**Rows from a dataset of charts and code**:
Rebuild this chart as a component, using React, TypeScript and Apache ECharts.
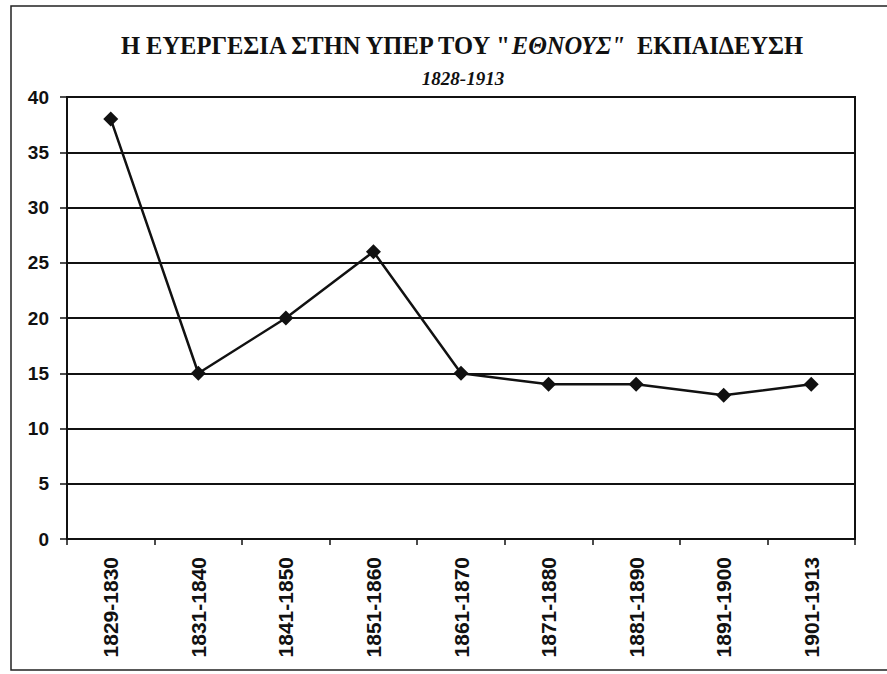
import React, { useEffect, useRef } from "react";
import * as echarts from "echarts";

const categories = [
  "1829-1830",
  "1831-1840",
  "1841-1850",
  "1851-1860",
  "1861-1870",
  "1871-1880",
  "1881-1890",
  "1891-1900",
  "1901-1913",
];
const values = [38, 15, 20, 26, 15, 14, 14, 13, 14];
const titleMain = "Η ΕΥΕΡΓΕΣΙΑ ΣΤΗΝ ΥΠΕΡ ΤΟΥ \"";
const titleItalic = "ΕΘΝΟΥΣ\"";
const titleEnd = "  ΕΚΠΑΙΔΕΥΣΗ";
const subtitle = "1828-1913";

export default function App() {
  const ref = useRef<HTMLDivElement>(null);
  useEffect(() => {
    if (!ref.current) return;
    const chart = echarts.init(ref.current, undefined, { renderer: "svg" });
    const serif = "Liberation Serif";
    const tSize = 24.5;
    chart.setOption({
      animation: false,
      backgroundColor: "#ffffff",
      title: [
        {
          text: `{a|${titleMain}}{b|${titleItalic}}{a|${titleEnd}}`,
          left: 461,
          top: 33,
          textAlign: "center",
          padding: 0,
          textStyle: {
            fontFamily: serif,
            fontWeight: "bold",
            fontSize: tSize,
            color: "#111",
            rich: {
              a: { fontFamily: serif, fontWeight: "bold", fontSize: tSize, color: "#111" },
              b: {
                fontFamily: serif,
                fontWeight: "bold",
                fontStyle: "italic",
                fontSize: tSize,
                color: "#111",
              },
            },
          },
        },
        {
          text: subtitle,
          left: 463,
          top: 69,
          textAlign: "center",
          padding: 0,
          textStyle: {
            fontFamily: serif,
            fontWeight: "bold",
            fontStyle: "italic",
            fontSize: 19,
            color: "#111",
          },
        },
      ],
      graphic: [
        {
          type: "rect",
          shape: { x: 11, y: 6, width: 900, height: 664 },
          style: { fill: "none", stroke: "#222", lineWidth: 1.5 },
          silent: true,
        },
      ],
      grid: {
        left: 67,
        top: 97,
        right: 32,
        bottom: 135,
        show: true,
        borderColor: "#111",
        borderWidth: 2,
        backgroundColor: "transparent",
      },
      xAxis: {
        type: "category",
        data: categories,
        boundaryGap: true,
        axisLine: { lineStyle: { color: "#111", width: 2 } },
        axisTick: { show: true, length: 6, lineStyle: { color: "#111", width: 1.5 } },
        axisLabel: {
          rotate: 90,
          margin: 18,
          fontFamily: "Liberation Sans",
          fontWeight: "bold",
          fontSize: 21,
          color: "#111",
        },
        splitLine: { show: false },
      },
      yAxis: {
        type: "value",
        min: 0,
        max: 40,
        interval: 5,
        axisLine: { show: true, lineStyle: { color: "#111", width: 2 } },
        axisTick: { show: true, length: 7, lineStyle: { color: "#111", width: 1.5 } },
        axisLabel: {
          margin: 18,
          fontFamily: "Liberation Sans",
          fontWeight: "bold",
          fontSize: 19,
          color: "#111",
        },
        splitLine: { show: true, lineStyle: { color: "#111", width: 1.8 } },
      },
      series: [
        {
          type: "line",
          data: values,
          symbol: "diamond",
          symbolSize: 15,
          itemStyle: { color: "#111" },
          lineStyle: { color: "#111", width: 2.5 },
        },
      ],
    });
    return () => chart.dispose();
  }, []);
  return (
    <div
      ref={ref}
      style={{ position: "absolute", left: 0, top: 0, width: 887, height: 674 }}
    />
  );
}
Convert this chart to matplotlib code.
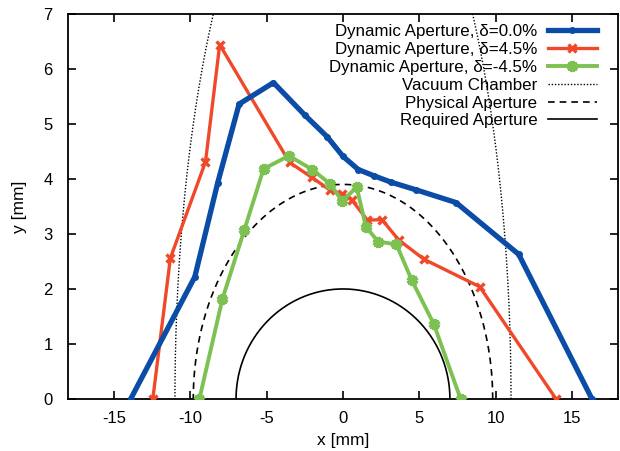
import numpy as np
import matplotlib
matplotlib.use("Agg")
import matplotlib.pyplot as plt

plt.rcParams['font.family'] = ['Liberation Sans', 'DejaVu Sans']
plt.rcParams['axes.unicode_minus'] = False

# dynamic aperture, delta = 0.0%
x_d0 = [-13.9, -9.7, -8.2, -6.8, -4.55, -2.5, -1.05, 0.0, 1.0, 2.0, 3.15, 4.8, 7.4, 11.5, 16.3]
y_d0 = [0.0, 2.22, 3.93, 5.36, 5.75, 5.16, 4.77, 4.41, 4.17, 4.06, 3.94, 3.80, 3.57, 2.63, 0.0]

# delta = +4.5%
x_dp = [-12.45, -11.3, -9.0, -8.07, -3.5, -2.05, -0.87, -0.04, 0.6, 1.6, 2.55, 3.65, 5.3, 8.95, 13.95]
y_dp = [0.0, 2.56, 4.31, 6.44, 4.3, 4.03, 3.8, 3.73, 3.61, 3.25, 3.26, 2.89, 2.54, 2.04, 0.0]

# delta = -4.5%
x_dm = [-9.4, -7.9, -6.45, -5.2, -3.55, -2.0, -0.85, -0.05, 0.9, 1.5, 2.3, 3.5, 4.5, 5.95, 7.7]
y_dm = [0.0, 1.81, 3.08, 4.18, 4.42, 4.17, 3.91, 3.6, 3.85, 3.13, 2.86, 2.81, 2.16, 1.36, 0.0]

# apertures (semi axes in mm)
vac_a, vac_b = 11.0, 11.0
phys_a, phys_b = 9.8, 3.9
req_a, req_b = 7.0, 2.0

fig = plt.figure(figsize=(6.2, 4.51), dpi=100)
ax = fig.add_axes([0.1097, 0.1153, 0.887, 0.854])

th = np.linspace(0, np.pi, 400)

ax.plot(x_d0, y_d0, color='#0a4ca6', lw=3.8, marker='o', ms=4,
        label='Dynamic Aperture, δ=0.0%', zorder=5)
ax.plot(x_dp, y_dp, color='#f0492a', lw=2.4, marker='x', ms=6, mew=2.4,
        label='Dynamic Aperture, δ=4.5%', zorder=4)
ax.plot(x_dm, y_dm, color='#7cc152', lw=2.8, marker=(6, 2, 0), ms=8, mew=3.0,
        label='Dynamic Aperture, δ=-4.5%', zorder=4)
ax.plot(vac_a * np.cos(th), vac_b * np.sin(th), color='black', lw=1.0,
        ls=(0, (1, 1.3)), label='Vacuum Chamber')
ax.plot(phys_a * np.cos(th), phys_b * np.sin(th), color='black', lw=1.2,
        ls=(0, (4, 3)), label='Physical Aperture')
ax.plot(req_a * np.cos(th), req_b * np.sin(th), color='black', lw=1.2,
        label='Required Aperture')

ax.set_xlim(-18, 18)
ax.set_ylim(0, 7)
ax.set_xticks([-15, -10, -5, 0, 5, 10, 15])
ax.set_yticks(range(8))
ax.tick_params(direction='in', length=6, width=1.2, top=True, right=True,
               labelsize=12)
ax.tick_params(axis='x', pad=9)
ax.tick_params(axis='y', pad=11)
for s in ax.spines.values():
    s.set_linewidth(1.3)

ax.set_xlabel('x [mm]', fontsize=12.5, labelpad=5)
ax.set_ylabel('y [mm]', fontsize=12.5, labelpad=12)

leg = ax.legend(loc='upper right', frameon=False, markerfirst=False,
                fontsize=12.2, handlelength=2.9, labelspacing=0.17,
                handletextpad=0.6, borderaxespad=0.2,
                bbox_to_anchor=(0.98, 1.0))

fig.savefig('out.png', dpi=100)
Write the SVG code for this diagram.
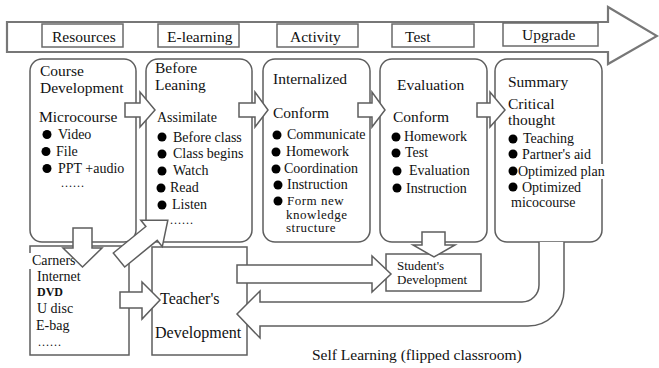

**Job**: Repeat the lines between those holding "Convert this chart to matplotlib code." and "plt.rcParams['axes.unicode_minus'] = False", inclusive. Pictures stay out.

**Solution for this task**:
Convert this chart to matplotlib code.
import numpy as np
import matplotlib
matplotlib.use("Agg")
import matplotlib.pyplot as plt

plt.rcParams['font.family'] = ['Liberation Sans', 'DejaVu Sans']
plt.rcParams['axes.unicode_minus'] = False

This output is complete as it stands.